Season 8 sees a big-bellied Scully searching for her love, and when he finally returns at the end of the season they are very definitely together. He sleeps at her house and they make the decision together that he’ll go into hiding. There is kissing at long last, but then he’s gone and Scully misses him dreadfully. Poor Scully has to deal with lots of unwanted attention for her and Mulder’s baby (they both accept that baby William is theirs so there must have been some sex at some point) and eventually gives him up for adoption.

Through all of this Mulder is still in hiding, hanging out with the now much older Gibson Praise in his bunker in the desert, and he doesn’t surface again until the final episode of season 9 when he’s arrested for killing an unkillable super-soldier and is put on trial. Mulder and Scully are finally reunited in a prison cell, where they engage in some very passionate snogging in front of an embarrassed Walter Skinner, and then Scully and the gang break Mulder out of prison. They hit the road together and drive off to find the truth, which apparently a wise man in the desert can tell them. Of course nothing is easy and very little makes sense, so the wise man is in fact the Cigarette Smoking Man and in the final moment of the final episode of the final series, old smokey gets nuked in the face** by the military and our two lovers are unscathed and there aren’t really any answers but who cares because at least Mulder and Scully are finally together!

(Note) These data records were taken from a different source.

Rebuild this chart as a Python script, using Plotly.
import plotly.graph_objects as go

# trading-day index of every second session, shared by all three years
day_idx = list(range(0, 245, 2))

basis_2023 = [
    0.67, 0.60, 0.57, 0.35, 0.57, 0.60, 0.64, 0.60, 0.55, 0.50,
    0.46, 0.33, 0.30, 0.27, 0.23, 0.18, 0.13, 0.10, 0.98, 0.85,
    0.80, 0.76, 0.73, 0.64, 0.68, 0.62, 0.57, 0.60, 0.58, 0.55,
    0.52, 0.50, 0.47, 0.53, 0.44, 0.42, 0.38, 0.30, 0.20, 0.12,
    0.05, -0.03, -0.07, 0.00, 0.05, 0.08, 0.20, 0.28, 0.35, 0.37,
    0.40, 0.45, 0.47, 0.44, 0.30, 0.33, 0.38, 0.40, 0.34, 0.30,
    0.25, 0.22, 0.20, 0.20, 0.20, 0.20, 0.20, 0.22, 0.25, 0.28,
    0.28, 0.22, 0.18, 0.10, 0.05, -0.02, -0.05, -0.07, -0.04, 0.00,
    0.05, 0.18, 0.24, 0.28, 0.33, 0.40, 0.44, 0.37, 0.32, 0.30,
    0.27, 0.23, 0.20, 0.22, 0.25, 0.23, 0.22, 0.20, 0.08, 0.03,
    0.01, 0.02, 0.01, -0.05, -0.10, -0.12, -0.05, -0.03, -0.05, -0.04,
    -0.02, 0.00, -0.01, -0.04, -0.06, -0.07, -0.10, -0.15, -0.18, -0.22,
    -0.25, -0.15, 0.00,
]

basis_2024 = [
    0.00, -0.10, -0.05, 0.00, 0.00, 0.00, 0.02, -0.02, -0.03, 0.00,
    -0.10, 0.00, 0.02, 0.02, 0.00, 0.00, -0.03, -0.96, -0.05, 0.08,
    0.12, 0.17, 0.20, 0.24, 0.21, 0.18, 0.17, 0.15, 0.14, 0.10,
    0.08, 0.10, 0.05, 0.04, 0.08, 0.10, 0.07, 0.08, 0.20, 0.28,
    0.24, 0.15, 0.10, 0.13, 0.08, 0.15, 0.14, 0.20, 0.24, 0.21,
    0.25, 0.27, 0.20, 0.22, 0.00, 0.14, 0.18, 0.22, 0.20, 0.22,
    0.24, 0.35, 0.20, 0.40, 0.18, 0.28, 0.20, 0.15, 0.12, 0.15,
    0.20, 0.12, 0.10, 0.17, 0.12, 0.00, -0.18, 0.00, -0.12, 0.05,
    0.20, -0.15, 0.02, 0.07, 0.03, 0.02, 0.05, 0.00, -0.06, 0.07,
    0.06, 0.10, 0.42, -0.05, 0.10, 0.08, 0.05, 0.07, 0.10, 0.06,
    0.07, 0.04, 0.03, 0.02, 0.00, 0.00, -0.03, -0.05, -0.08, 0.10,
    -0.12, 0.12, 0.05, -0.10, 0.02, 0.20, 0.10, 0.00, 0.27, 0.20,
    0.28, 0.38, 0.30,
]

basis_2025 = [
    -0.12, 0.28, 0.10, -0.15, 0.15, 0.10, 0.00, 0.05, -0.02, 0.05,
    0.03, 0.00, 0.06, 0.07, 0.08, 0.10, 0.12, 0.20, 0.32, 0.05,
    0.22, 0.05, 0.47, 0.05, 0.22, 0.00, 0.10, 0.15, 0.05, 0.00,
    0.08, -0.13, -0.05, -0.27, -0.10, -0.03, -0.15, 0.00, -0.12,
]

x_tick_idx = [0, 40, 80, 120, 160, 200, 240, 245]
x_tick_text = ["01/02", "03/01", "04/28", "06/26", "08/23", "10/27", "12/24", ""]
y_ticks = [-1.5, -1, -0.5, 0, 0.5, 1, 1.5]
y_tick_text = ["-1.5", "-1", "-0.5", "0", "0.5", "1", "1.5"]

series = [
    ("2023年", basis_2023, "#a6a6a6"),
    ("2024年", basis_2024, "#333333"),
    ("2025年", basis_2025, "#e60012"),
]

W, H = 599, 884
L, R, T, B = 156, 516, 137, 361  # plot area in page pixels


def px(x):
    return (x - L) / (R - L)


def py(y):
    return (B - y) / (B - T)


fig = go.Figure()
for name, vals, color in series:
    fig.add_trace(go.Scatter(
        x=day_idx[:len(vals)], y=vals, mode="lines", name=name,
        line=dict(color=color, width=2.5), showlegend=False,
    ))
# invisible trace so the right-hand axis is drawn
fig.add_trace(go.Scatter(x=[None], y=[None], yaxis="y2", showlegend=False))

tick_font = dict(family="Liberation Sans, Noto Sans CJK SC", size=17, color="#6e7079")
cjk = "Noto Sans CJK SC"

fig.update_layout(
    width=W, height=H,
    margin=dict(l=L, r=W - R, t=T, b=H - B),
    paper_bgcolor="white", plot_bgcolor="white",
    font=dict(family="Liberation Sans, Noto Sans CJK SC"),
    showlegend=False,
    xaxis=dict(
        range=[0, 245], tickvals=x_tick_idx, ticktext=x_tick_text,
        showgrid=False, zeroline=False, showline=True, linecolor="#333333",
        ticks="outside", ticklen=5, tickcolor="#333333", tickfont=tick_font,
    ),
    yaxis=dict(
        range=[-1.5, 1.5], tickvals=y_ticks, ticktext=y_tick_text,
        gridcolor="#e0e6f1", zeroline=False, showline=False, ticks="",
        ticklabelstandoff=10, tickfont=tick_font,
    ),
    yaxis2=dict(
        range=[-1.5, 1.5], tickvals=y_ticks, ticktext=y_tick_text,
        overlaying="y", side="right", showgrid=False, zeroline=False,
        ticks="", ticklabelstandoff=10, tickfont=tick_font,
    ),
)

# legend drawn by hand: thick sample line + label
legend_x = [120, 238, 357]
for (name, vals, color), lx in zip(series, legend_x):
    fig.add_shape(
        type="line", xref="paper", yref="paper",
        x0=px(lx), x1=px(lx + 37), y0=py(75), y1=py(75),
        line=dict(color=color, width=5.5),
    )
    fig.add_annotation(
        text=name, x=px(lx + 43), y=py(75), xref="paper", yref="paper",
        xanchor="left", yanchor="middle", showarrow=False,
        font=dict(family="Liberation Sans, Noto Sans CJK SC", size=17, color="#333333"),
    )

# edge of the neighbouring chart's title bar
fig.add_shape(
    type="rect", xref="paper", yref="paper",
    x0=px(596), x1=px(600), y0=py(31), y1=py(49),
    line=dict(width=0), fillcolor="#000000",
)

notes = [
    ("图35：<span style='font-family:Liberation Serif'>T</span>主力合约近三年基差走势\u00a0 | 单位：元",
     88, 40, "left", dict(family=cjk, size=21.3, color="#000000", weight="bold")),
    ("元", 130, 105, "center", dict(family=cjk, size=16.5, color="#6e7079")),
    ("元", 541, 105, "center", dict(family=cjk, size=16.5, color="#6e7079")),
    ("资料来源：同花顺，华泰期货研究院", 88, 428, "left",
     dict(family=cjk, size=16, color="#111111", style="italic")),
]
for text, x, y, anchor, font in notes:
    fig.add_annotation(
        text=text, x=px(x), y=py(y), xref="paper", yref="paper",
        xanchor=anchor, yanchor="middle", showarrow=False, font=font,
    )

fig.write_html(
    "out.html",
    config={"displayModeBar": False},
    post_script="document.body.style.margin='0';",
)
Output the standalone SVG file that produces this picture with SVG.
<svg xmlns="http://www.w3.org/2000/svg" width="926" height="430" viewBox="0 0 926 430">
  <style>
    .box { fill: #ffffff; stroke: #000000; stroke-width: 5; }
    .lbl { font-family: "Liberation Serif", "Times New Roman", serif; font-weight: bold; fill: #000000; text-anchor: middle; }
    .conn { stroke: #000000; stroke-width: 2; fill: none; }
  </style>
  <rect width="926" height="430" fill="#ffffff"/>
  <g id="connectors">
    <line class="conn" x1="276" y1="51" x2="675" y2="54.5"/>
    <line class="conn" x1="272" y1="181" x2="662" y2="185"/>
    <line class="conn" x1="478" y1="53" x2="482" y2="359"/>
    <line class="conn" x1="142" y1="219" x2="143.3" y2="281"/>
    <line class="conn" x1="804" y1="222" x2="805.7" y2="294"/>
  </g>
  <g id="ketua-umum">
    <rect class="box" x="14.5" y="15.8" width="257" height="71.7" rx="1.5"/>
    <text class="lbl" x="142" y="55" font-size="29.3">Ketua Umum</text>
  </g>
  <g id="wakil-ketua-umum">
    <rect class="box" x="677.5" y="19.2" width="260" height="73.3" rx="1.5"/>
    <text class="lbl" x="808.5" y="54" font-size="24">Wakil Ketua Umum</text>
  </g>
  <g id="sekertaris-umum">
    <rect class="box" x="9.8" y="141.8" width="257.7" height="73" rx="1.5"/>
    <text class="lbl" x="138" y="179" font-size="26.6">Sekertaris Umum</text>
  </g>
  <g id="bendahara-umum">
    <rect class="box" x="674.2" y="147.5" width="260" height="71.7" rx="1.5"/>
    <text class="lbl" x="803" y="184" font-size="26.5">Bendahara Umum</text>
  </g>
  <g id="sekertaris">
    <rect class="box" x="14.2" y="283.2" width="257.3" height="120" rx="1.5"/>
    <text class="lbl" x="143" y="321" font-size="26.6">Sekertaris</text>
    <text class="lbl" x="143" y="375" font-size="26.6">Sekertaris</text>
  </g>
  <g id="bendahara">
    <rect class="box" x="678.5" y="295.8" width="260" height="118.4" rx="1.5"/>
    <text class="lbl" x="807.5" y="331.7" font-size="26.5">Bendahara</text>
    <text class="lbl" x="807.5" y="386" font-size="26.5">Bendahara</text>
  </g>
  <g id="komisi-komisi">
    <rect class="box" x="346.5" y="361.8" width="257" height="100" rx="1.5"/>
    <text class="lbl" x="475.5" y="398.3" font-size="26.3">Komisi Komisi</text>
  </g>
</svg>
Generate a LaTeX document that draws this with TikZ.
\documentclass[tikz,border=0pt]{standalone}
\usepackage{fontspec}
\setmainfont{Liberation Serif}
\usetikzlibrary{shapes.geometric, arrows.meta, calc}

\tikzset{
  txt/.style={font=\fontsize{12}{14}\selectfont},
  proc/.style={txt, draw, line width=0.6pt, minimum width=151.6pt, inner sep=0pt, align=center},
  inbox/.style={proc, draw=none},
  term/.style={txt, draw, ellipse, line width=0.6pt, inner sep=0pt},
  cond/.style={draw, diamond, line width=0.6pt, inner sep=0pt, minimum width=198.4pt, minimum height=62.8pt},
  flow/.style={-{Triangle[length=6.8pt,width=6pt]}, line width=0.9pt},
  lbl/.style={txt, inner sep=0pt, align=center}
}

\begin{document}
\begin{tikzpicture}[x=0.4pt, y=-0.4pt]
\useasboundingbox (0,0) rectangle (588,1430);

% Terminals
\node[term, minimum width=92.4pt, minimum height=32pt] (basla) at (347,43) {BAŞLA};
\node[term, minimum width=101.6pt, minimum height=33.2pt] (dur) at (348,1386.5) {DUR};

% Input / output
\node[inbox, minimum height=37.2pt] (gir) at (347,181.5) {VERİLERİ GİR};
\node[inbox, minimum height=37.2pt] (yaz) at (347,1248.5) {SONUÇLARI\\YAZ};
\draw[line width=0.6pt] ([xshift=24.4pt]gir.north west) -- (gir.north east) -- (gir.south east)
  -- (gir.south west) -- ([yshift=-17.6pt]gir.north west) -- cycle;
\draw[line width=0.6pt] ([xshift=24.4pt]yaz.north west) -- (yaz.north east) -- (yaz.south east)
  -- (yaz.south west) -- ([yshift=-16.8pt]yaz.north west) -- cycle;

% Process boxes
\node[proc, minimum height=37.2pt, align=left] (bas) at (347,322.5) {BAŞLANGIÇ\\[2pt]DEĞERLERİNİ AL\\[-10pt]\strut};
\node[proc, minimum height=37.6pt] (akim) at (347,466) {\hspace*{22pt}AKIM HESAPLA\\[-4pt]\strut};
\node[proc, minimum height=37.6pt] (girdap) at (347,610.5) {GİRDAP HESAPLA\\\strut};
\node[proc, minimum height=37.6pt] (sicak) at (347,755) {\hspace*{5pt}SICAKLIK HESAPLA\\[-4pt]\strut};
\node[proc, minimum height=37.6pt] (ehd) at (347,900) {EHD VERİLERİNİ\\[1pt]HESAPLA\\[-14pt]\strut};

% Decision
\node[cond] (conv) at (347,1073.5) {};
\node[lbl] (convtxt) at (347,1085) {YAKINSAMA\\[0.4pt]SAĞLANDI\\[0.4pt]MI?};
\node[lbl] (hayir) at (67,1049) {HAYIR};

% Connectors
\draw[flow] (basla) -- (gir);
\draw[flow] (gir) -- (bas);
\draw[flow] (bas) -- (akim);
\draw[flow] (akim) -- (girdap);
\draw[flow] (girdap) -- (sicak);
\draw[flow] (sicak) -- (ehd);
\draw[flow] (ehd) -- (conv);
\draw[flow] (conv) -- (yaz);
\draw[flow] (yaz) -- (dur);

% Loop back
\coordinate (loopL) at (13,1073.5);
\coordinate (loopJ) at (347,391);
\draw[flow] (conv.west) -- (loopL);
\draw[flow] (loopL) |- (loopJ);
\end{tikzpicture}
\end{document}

Then the terrible second movie comes along and again they’re not really together - he’s in hiding in a little cottage still seeking the truth, she’s a doctor in a hospital, and circumstances keep them apart. Fast-forward to the supercheese moment at the end of the credits and Mulder and Scully are in a rowing boat in a clear blue sea, her in a blue bikini and white shirt, him in red swimming shorts. They both wave happily up at the camera as it flies up and away, leaving the loved-up pair to escape to a desert island where the FBI, the military, the aliens, the syndicates and the super-soldiers can’t touch them.

What happened to the lovers between the boat trip and the beginning of series 10? I never imagined life would be easy for them, and certainly never pictured them being a normal couple. Their relationship was always rocky, never conventional, rarely demonstrative and ultimately impossible, but the love was real and that’s got to live on in the new series...hasn’t it?

We’re four episodes into the new batch of files and already we know that Mulder and Scully are not an item, but they both yearn for their son William and there is undeniable affection between them. He is there for her when her mum is in hospital, and there's a tender moment where he tells her how he wished for her not to die when she was in her coma back in Season 2. But in true X-Files style they are not boyfriend-girlfriend/ husband-wife - and I like that. I think I would have been disappointed if they were.  I’m enjoying the turbulence and uncertainty: all is as it should be.


True love Mulder and Scully-style is not a tamable beast to be shackled and caged, but a prowling monster on the moors, a shadow in the attic, the hairy mammoth in the room. If it catches you looking, it disappears. If you pretend it’s not there, it eats a child. And if you ever find a scrap of hard evidence of its existence, it gets ravaged by a freak fire.